The very first thing I needed to migrate was my gateway. Setting up the Linux VM was straightforward, but how was I going to get this thing to control my entire network?
I decided to forgo using virtualized NICs with SRV-IO and just pass the entire NIC
in directly. I had no plans for the host to use this NIC and, to be honest, I didn't want the host to even see this NIC. The less access the host has to the NIC the better,
even if that meant ditching virtualizing it. Passing through the NIC was incredibly easy:
Now my host didn't need a network cable anymore. Previous it was connected to this same NIC when the NIC was in my now-retired server. All that was needed was to create an internal vSwitch, attach one end to the VM, and attach the other end to my host:
After this point pretty much everything was the same except for a few small quirks.
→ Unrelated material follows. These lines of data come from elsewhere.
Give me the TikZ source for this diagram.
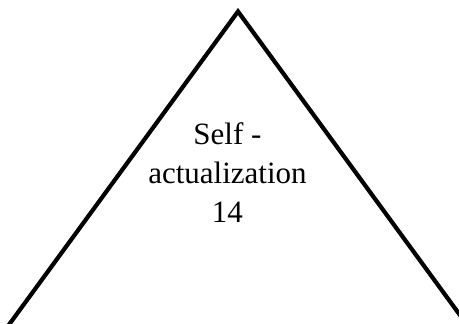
\documentclass[tikz,border=0pt]{standalone}
\usepackage{fontspec}
\setmainfont{Liberation Serif}
\usepackage{tikz}
\usetikzlibrary{positioning}

\begin{document}
\begin{tikzpicture}[
    x=1pt, y=-1pt,
    side/.style={line width=4.2pt, line join=miter, draw=black},
    level/.style={align=center, font=\fontsize{31}{39}\selectfont, inner sep=0pt}
]
\useasboundingbox (0,0) rectangle (459,324);
\coordinate (apex)  at (238,11.5);
\coordinate (left)  at (4.4,331);
\coordinate (right) at (471.6,331);

\begin{scope}
\clip (0,0) rectangle (459,324);
\draw[side] (left) -- (apex) -- (right);
\end{scope}

\node[level] (self) at (227.5,173) {Self -\\actualization\\14};
\end{tikzpicture}
\end{document}
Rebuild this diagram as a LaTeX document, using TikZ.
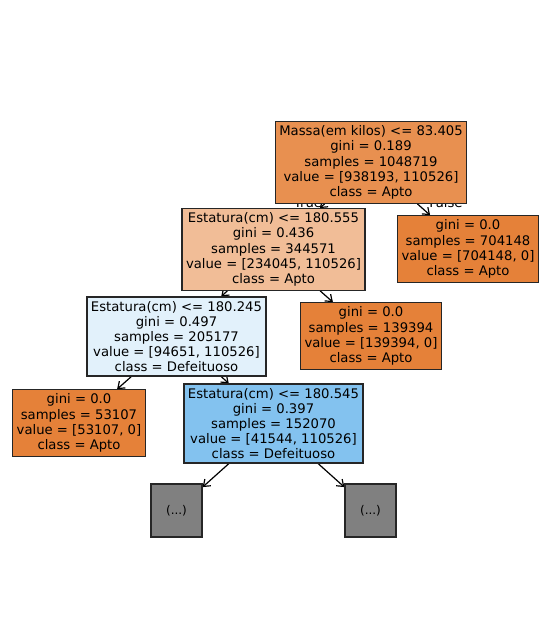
\documentclass[tikz,border=0pt]{standalone}
\usepackage{fontspec}
\setmainfont{DejaVu Sans}
\usetikzlibrary{arrows.meta}

\pgfdeclarelayer{background}
\pgfsetlayers{background,main}

% node fills (sklearn style)
\definecolor{rootfill}{RGB}{232,144,80}
\definecolor{aptofill}{RGB}{229,129,57}
\definecolor{lightapto}{RGB}{241,189,151}
\definecolor{lightdef}{RGB}{226,241,251}
\definecolor{deffill}{RGB}{131,194,239}
\definecolor{cutfill}{RGB}{128,128,128}

\tikzset{
  treenode/.style={draw=black!85, line width=1.3pt, align=center, inner sep=4pt,
    font=\fontsize{13.2}{15.2}\selectfont},
  splitnode/.style={treenode},
  leafnode/.style={treenode, fill=aptofill},
  cutnode/.style={treenode, fill=cutfill, minimum width=51pt, minimum height=53pt, font=\fontsize{12}{13}\selectfont},
  treeedge/.style={-{Straight Barb[length=6pt,width=9pt]}, line width=1.2pt},
  edgelabel/.style={font=\fontsize{13.2}{14}\selectfont},
}

\begin{document}
\begin{tikzpicture}[x=1pt, y=-1pt]
\useasboundingbox (0,0) rectangle (556,619);

% level 0
\node[splitnode, fill=rootfill] (root) at (371,162.5) {Massa(em kilos) <= 83.405\\gini = 0.189\\samples = 1048719\\value = [938193, 110526]\\class = Apto};

% level 1
\node[splitnode, fill=lightapto] (est555) at (273.5,249.5) {Estatura(cm) <= 180.555\\gini = 0.436\\samples = 344571\\value = [234045, 110526]\\class = Apto};
\node[leafnode] (leafA) at (468,249) {gini = 0.0\\samples = 704148\\value = [704148, 0]\\class = Apto};

% level 2
\node[splitnode, fill=lightdef] (est245) at (176.5,336.5) {Estatura(cm) <= 180.245\\gini = 0.497\\samples = 205177\\value = [94651, 110526]\\class = Defeituoso};
\node[leafnode] (leafB) at (371,336) {gini = 0.0\\samples = 139394\\value = [139394, 0]\\class = Apto};

% level 3
\node[leafnode] (leafC) at (79,423) {gini = 0.0\\samples = 53107\\value = [53107, 0]\\class = Apto};
\node[splitnode, fill=deffill] (est545) at (273.5,423.5) {Estatura(cm) <= 180.545\\gini = 0.397\\samples = 152070\\value = [41544, 110526]\\class = Defeituoso};

% truncated subtrees
\node[cutnode] (cutL) at (176.5,510.5) {(...)};
\node[cutnode] (cutR) at (370.5,510.5) {(...)};

% edges behind the boxes
\begin{pgfonlayer}{background}
\node[edgelabel] (truelab) at (308,202.5) {True};
\node[edgelabel] (falselab) at (446,202.5) {False};
\draw[treeedge] (root) -- (est555);
\draw[treeedge] (root) -- (leafA);
\draw[treeedge] (est555) -- (est245);
\draw[treeedge] (est555) -- (leafB);
\draw[treeedge] (est245) -- (leafC);
\draw[treeedge] (est245) -- (est545);
\draw[treeedge] (est545) -- (cutL);
\draw[treeedge] (est545) -- (cutR);
\end{pgfonlayer}

\end{tikzpicture}
\end{document}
MAC address spoofing needed to be enabled on this VM for everything to work 100% correctly. I also wanted secure boot (UEFI, no legacy BIOS booting) enabled and working (this applied to all my VMs) which took a few bits of extra work. Lastly, I wanted to expose my CPU's firmware-based TPM capabilities (again, applied to all of my VMs) which added, again, just a bit more work. Here's how everything looked after getting the gateway setup:
You'll notice a pattern here: anything external to the workstation is connected to my physical NIC inside of the workstation for LAN/WAN access. Anything internal to the workstation (including the workstation itself) is attached to the vSwitch for LAN/WAN access.
My awesome boss at the time gave me his old JBOD enclosure which was a Norco (no idea of the model) with a
ARC-8026 inside. This was a godsend as this solved a huge problem for me when moving
to this new setup.
All I needed to do was get an HBA card into my new workstation build. I decided on going with this SAS 3008 card as it was very well supported by Linux and also provided a bit of future proofing for me.
Before throwing the HBA into my workstation I wanted to make sure the firmware was up to date as it came with an extremely old version. As I was updating the firmware
failed halfway through. This can be fatal on other devices but thankfully HBAs seem to be pretty hard to brick. The problem was that I used generic firmware from Broadcom
to do the initial upgrade. I didn't realize that this wouldn't work and would cause a failure when writing out one of the blocks to the card. Now the only problem was
finding the specific Dell-provided firmware. I couldn't find it anywhere, and I had searched for hours and hours. Finally around 4am I found out
that the firmware I needed was buried inside one of Dell's .exe files that you can get to try and flash the card from within Windows. After extracting the firmware out of
the .exe I was finally able to update the card successfully:
ZFS expects direct hardware access to the devices it manages. There was no better way to accomplish this other than passing through the HBA card to the VM. I used almost the same exact commands that I did to pass through the NIC to the gateway VM to passthrough the HBA card to this VM. Similar to what I did with my host, I added a virtual network adapter to this VM that attached to my vSwitch so it could be part of my LAN. After that it was only a matter of getting my zpool setup using the disks accessible via the HBA.
Another route I could have taken would have been to pass through the individual disks using Hyper-V, but after a lot of research this seemed to carry a significant amount of risk since it effectively blinds ZFS to parts of the hardware (this is a bigger topic with many intricate details). This was definitely not an option for my setup.
My last VM was very simple to setup as it mostly contained my Nginx reverse proxy setup that I had on my old server from before. There are a few applications/services that sit behind this, some public facing, some not, but all are over TLS. Again, this VM was given a virtual network adapter connected to my vSwitch for LAN/WAN access.
While I refined my monitoring and resouce allocation for a while afterwards I was mostly done. I'm leaving out some of the later work that was done for other articles:
The best part? Doing all this and not ever noticing the hit on my host, even when running very demanding games or hammering the CPU with any of the development I do. Of course having a huge glob of RAM to work with and really nice PCIe SSDs makes a massive difference so it's not purely the CPU that enabled me here. Consolidating everything has helped me save on space, failure domains, and power consumption as well. The new 7nm chips are surprisingly efficient under most workloads. Huge kudos to AMD to pushing the CPU market forward in the past few years. All the work that has gone into Zen, especially Zen 2 using the 7nm process, is really amazing.